Last season for A/W24, the Dutch designer took the seasonal brief literally when he created a winter sportswear-inspired collection influenced by the ski trips he went on in his youth. He’d gathered an array of Helly Hansen snow suits, knitted jumpers, vintage Loewe and Maison Margiela, spliced and diced them, liquified and stuffed them until they were perfected into globular new forms ready for the slopes. Now, Lantink is using that same seasonal equation as his starting point. “I’ve been thinking a lot about my summers in Ibiza when I was young,” he says, “where I would go to restaurants and see women wearing big jewellery and sheer dresses, completely naked underneath. It had a spiritual vibe I fell in love with.”

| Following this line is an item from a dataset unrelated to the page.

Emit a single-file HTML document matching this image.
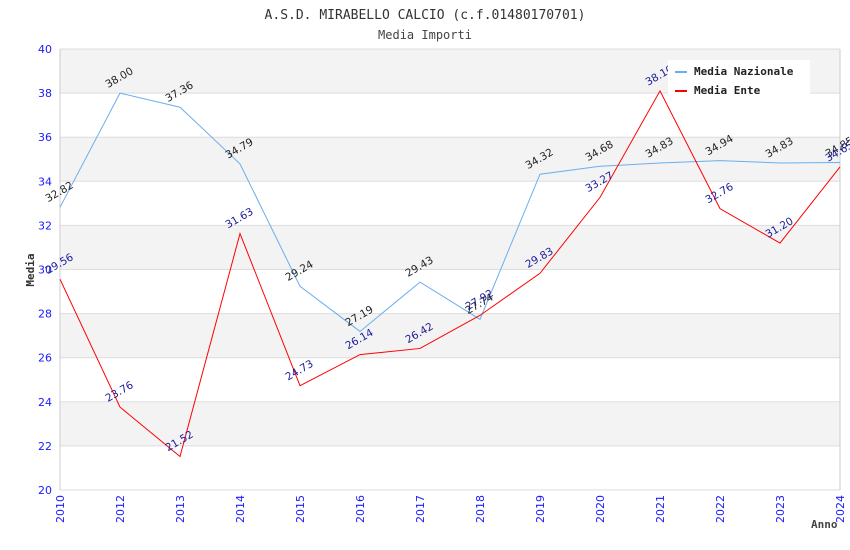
<!DOCTYPE html>
<html><head><meta charset="utf-8"><style>
body{margin:0;background:#fff}
svg{display:block;font-family:"DejaVu Sans Mono","Liberation Mono",monospace}
.s{font-family:"DejaVu Sans","Liberation Sans",sans-serif}
</style></head><body>
<svg id="chart" width="850" height="550" viewBox="0 0 850 550">
<text x="425" y="19" text-anchor="middle" font-size="13" fill="#333">A.S.D. MIRABELLO CALCIO (c.f.01480170701)</text>
<text x="425" y="39" text-anchor="middle" font-size="12" fill="#444">Media Importi</text>
<g id="bands"></g><g id="grid"></g><g id="axes"></g><g id="series"></g><g id="labels"></g>
<text transform="translate(34,270) rotate(-90)" text-anchor="middle" font-size="11" font-weight="bold" fill="#333">Media</text>
<text x="811" y="528" font-size="11" font-weight="bold" fill="#444">Anno</text>
<g>
<rect x="668" y="60" width="142" height="36" fill="#fff"/>
<line x1="675" y1="72" x2="687" y2="72" stroke="#6aaef0" stroke-width="2"/>
<text x="694" y="75" font-size="11" font-weight="bold" fill="#222">Media Nazionale</text>
<line x1="675" y1="91" x2="687" y2="91" stroke="#f00" stroke-width="2"/>
<text x="694" y="94" font-size="11" font-weight="bold" fill="#222">Media Ente</text>
</g>
</svg>
<script>
const years=["2010","2012","2013","2014","2015","2016","2017","2018","2019","2020","2021","2022","2023","2024"];
const nazionale=[32.82,38.00,37.36,34.79,29.24,27.19,29.43,27.74,34.32,34.68,34.83,34.94,34.83,34.85];
const ente=[29.56,23.76,21.52,31.63,24.73,26.14,26.42,27.92,29.83,33.27,38.10,32.76,31.20,34.65];
const yTicks=[20,22,24,26,28,30,32,34,36,38,40];
const NS="http://www.w3.org/2000/svg";
const L=60,R=840,T=49,B=490,yMin=20,yMax=40;
const x=i=>L+i*(R-L)/(years.length-1);
const y=v=>B-(v-yMin)*(B-T)/(yMax-yMin);
function mk(tag,attrs,parent,txt){const e=document.createElementNS(NS,tag);for(const k in attrs)e.setAttribute(k,attrs[k]);if(txt!==undefined)e.textContent=txt;document.getElementById(parent).appendChild(e);return e;}
for(let i=0;i<yTicks.length-1;i++){if(i%2===1){const r=mk('rect',{x:L,y:y(yTicks[i+1]),width:R-L,height:y(yTicks[i])-y(yTicks[i+1]),fill:'#f3f3f3'},'bands');

}}
yTicks.forEach(t=>{const g=mk('line',{x1:L,x2:R,y1:y(t),y2:y(t),stroke:'#ddd'},'grid');


const tl=mk('text',{x:L-8,y:y(t)+4,'text-anchor':'end','font-size':11,fill:'#1a1aff',class:'s'},'axes',t);

});
mk('line',{x1:L,x2:L,y1:T,y2:B,stroke:'#ccc'},'axes');
mk('line',{x1:R,x2:R,y1:T,y2:B,stroke:'#ccc'},'axes');
years.forEach((yr,i)=>{const t=mk('text',{transform:`translate(${x(i)+4},${B+5}) rotate(-90)`,'text-anchor':'end','font-size':11,fill:'#1a1aff',class:'s'},'axes',yr);

});
function series(vals,color,lblColor,name){
const p=mk('polyline',{points:vals.map((v,i)=>x(i)+','+y(v)).join(' '),fill:'none',stroke:color,'stroke-width':1},'series');


vals.forEach((v,i)=>{const t=mk('text',{transform:`translate(${x(i)-12},${y(v)-5}) rotate(-30)`,'font-size':10.5,fill:lblColor,class:'s'},'labels',v.toFixed(2));

});}
series(nazionale,'#6aaef0','#222','nazionale');
series(ente,'#f00','#1a1a9a','ente');
</script>
</body></html>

“I want to create my own language and my own trends rather than looking at what is happening in the streets” – Duran Lantink
Shifting his gaze to the sun-drenched shores, his third collection shown on the Paris Fashion Week schedule captured the free-wheeling Ibizan lifestyle through easy-breezy floor-length tunic dresses layered over biker shorts, along with fresh takes on swimwear in red and white stripes akin to the early bathing suits of the 1920s, made considerably less modest with so-called “power tits” stuffing in a bikini top, and a low-slung matchy-matchy take on a rubber ring made from a tube of padding. The men’s offerings, too, came with a wink, where equally low-slung were the puffed-up velvet men’s briefs, V-shaped to reveal a charitable whiff of pube.
“There was so much queerness and so much freedom on that island. For me, as a young kid, it really was an eye-opener. I was brought up to be quite free – we would go to the naked beach, I could walk freely and go into these amazing little shops where they had Indian-inspired clothing and the most amazing vintage. It was all about discovering little alleyways and finding hippies sitting with their dogs and drinking. It might sound weird now, but it feels romantic in my mind.”
Lantink’s bubble forms are deflated and streamlined in a self-confessed push towards commerciality while staying true to the spirit of summertime stripping back. The shapes meet their match in the rarefied globoid jewellery sourced from 10 Corso Como founder Carla Sozzani’s personal archive, adding a tough texture to the mix of his soft and squeezable forms. “Carla’s husband, Kris Ruhs, is an artist who makes amazing jewellery,” says Lantink. “I had the privilege of going into Carla’s incredible archive. Those are the pieces I’m styling with. Combining them with my new collection is really amazing – I’m super happy that I got the opportunity to meet Kris and talk to him, let alone the approval to use the jewellery.”
The humble T-shirt formed the basis for much of his textiles, upcycled and twisted into a fully-fledged wardrobe that includes bomber jackets, trench coats, leggings and mini-dresses. For a showstopping finale, Naomi Campbell strutted out in a bias-cut gown with a floating neckline constructed from old tank tops and unwanted jeans – it’s truly a miracle what the designer can rework out of the simplest of items. In the wondrous world of Duran Lantink, a handbag might have seemed too practical, too banal – but here, his debut bag was designed to be worn as headwear, constructed with a buckle to be strapped tightly under the chin, not to interfere with the geometry of his full-figured silhouettes.
When asked if he has any desire to follow trends, Lantink appears a little lost. “I don’t really know what a fashion trend is. What’s trendy at this point – Skims?” he asks innocently, shrugging. “I’m not really interested in what’s happening now. I want to create my own language and my own trends rather than looking at what is happening in the streets.” Instead for Lantink, inspiration bubbles from further back in his memories; each naive recollection of those halcyon days of his youth when responsibilities were few and the world felt open. “I’m always dreaming of holidays, but no, I still haven’t been away,” he says. “I’m always working on something. Maybe, after this show, I finally will.”